* **GIVEN TASK**: Transcribe every entry below word for word, but skip the pictures.

[Charts and diagrams as code]
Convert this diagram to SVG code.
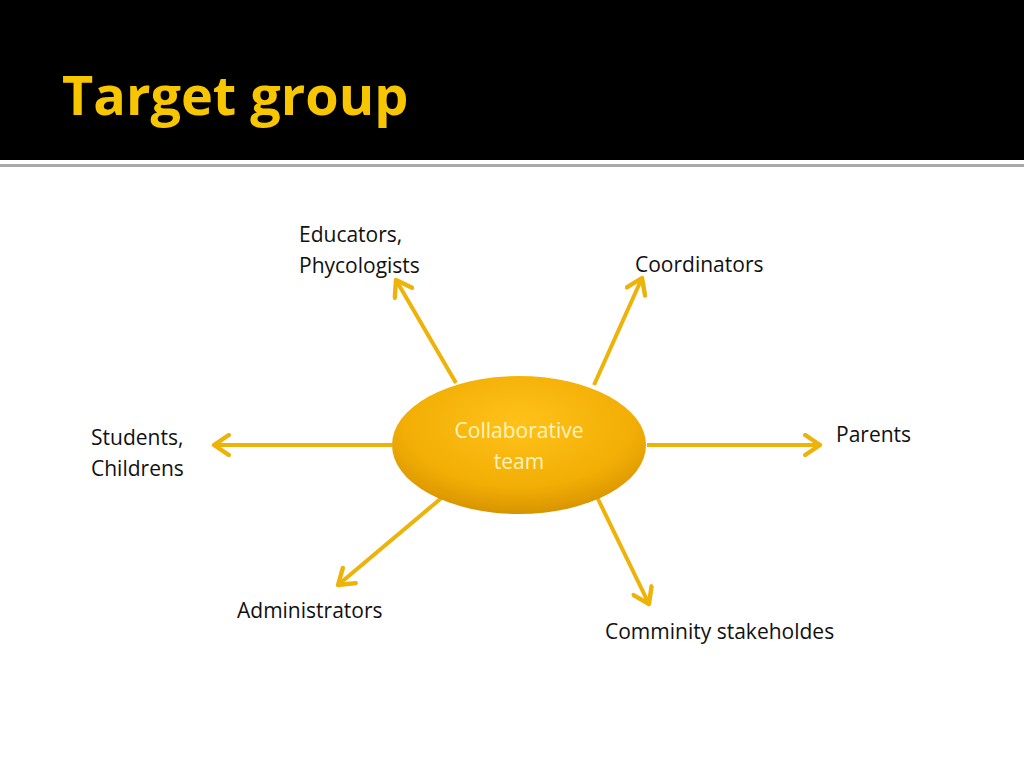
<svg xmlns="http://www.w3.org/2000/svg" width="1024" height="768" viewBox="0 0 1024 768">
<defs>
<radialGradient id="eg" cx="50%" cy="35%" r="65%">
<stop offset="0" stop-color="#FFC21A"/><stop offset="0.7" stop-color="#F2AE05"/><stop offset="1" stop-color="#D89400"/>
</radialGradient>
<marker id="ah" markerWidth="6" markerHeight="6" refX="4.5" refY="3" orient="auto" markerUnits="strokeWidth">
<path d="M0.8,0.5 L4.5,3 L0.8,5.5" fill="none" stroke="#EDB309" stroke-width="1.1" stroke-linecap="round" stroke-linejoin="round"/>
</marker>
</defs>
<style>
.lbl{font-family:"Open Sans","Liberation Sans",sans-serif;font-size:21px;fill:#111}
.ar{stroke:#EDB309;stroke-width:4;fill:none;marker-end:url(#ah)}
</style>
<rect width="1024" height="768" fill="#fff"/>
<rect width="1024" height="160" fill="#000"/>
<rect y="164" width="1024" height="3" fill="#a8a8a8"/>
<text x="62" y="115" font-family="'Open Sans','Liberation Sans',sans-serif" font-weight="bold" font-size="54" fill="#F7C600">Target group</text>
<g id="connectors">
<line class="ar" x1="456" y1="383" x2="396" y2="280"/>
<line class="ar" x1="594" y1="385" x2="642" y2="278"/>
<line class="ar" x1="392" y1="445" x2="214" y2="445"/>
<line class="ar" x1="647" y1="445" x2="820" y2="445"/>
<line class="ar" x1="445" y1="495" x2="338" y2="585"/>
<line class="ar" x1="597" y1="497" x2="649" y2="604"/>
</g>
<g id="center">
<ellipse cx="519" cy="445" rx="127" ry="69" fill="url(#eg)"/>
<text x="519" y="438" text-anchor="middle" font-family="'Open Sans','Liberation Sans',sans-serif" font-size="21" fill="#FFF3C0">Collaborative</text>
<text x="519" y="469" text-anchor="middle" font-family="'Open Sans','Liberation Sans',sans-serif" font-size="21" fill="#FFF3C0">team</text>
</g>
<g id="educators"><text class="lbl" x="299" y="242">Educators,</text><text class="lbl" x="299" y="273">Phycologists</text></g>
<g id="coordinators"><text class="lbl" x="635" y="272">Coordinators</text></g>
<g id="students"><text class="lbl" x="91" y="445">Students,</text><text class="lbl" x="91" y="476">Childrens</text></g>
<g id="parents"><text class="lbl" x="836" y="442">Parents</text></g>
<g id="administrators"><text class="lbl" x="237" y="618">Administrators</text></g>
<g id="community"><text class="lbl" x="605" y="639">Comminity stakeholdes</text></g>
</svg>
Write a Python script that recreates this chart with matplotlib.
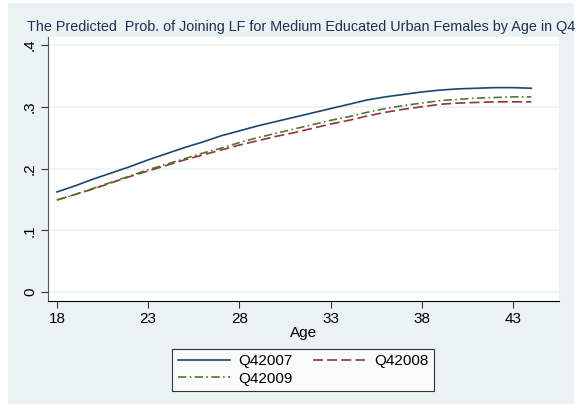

* **OUTPUT FOR THIS TASK**:
Convert this diagram to SVG code.
<svg xmlns="http://www.w3.org/2000/svg" width="1024" height="768" viewBox="0 0 1024 768">
<defs>
<radialGradient id="eg" cx="50%" cy="35%" r="65%">
<stop offset="0" stop-color="#FFC21A"/><stop offset="0.7" stop-color="#F2AE05"/><stop offset="1" stop-color="#D89400"/>
</radialGradient>
<marker id="ah" markerWidth="6" markerHeight="6" refX="4.5" refY="3" orient="auto" markerUnits="strokeWidth">
<path d="M0.8,0.5 L4.5,3 L0.8,5.5" fill="none" stroke="#EDB309" stroke-width="1.1" stroke-linecap="round" stroke-linejoin="round"/>
</marker>
</defs>
<style>
.lbl{font-family:"Open Sans","Liberation Sans",sans-serif;font-size:21px;fill:#111}
.ar{stroke:#EDB309;stroke-width:4;fill:none;marker-end:url(#ah)}
</style>
<rect width="1024" height="768" fill="#fff"/>
<rect width="1024" height="160" fill="#000"/>
<rect y="164" width="1024" height="3" fill="#a8a8a8"/>
<text x="62" y="115" font-family="'Open Sans','Liberation Sans',sans-serif" font-weight="bold" font-size="54" fill="#F7C600">Target group</text>
<g id="connectors">
<line class="ar" x1="456" y1="383" x2="396" y2="280"/>
<line class="ar" x1="594" y1="385" x2="642" y2="278"/>
<line class="ar" x1="392" y1="445" x2="214" y2="445"/>
<line class="ar" x1="647" y1="445" x2="820" y2="445"/>
<line class="ar" x1="445" y1="495" x2="338" y2="585"/>
<line class="ar" x1="597" y1="497" x2="649" y2="604"/>
</g>
<g id="center">
<ellipse cx="519" cy="445" rx="127" ry="69" fill="url(#eg)"/>
<text x="519" y="438" text-anchor="middle" font-family="'Open Sans','Liberation Sans',sans-serif" font-size="21" fill="#FFF3C0">Collaborative</text>
<text x="519" y="469" text-anchor="middle" font-family="'Open Sans','Liberation Sans',sans-serif" font-size="21" fill="#FFF3C0">team</text>
</g>
<g id="educators"><text class="lbl" x="299" y="242">Educators,</text><text class="lbl" x="299" y="273">Phycologists</text></g>
<g id="coordinators"><text class="lbl" x="635" y="272">Coordinators</text></g>
<g id="students"><text class="lbl" x="91" y="445">Students,</text><text class="lbl" x="91" y="476">Childrens</text></g>
<g id="parents"><text class="lbl" x="836" y="442">Parents</text></g>
<g id="administrators"><text class="lbl" x="237" y="618">Administrators</text></g>
<g id="community"><text class="lbl" x="605" y="639">Comminity stakeholdes</text></g>
</svg>
Write a Python script that recreates this chart with matplotlib.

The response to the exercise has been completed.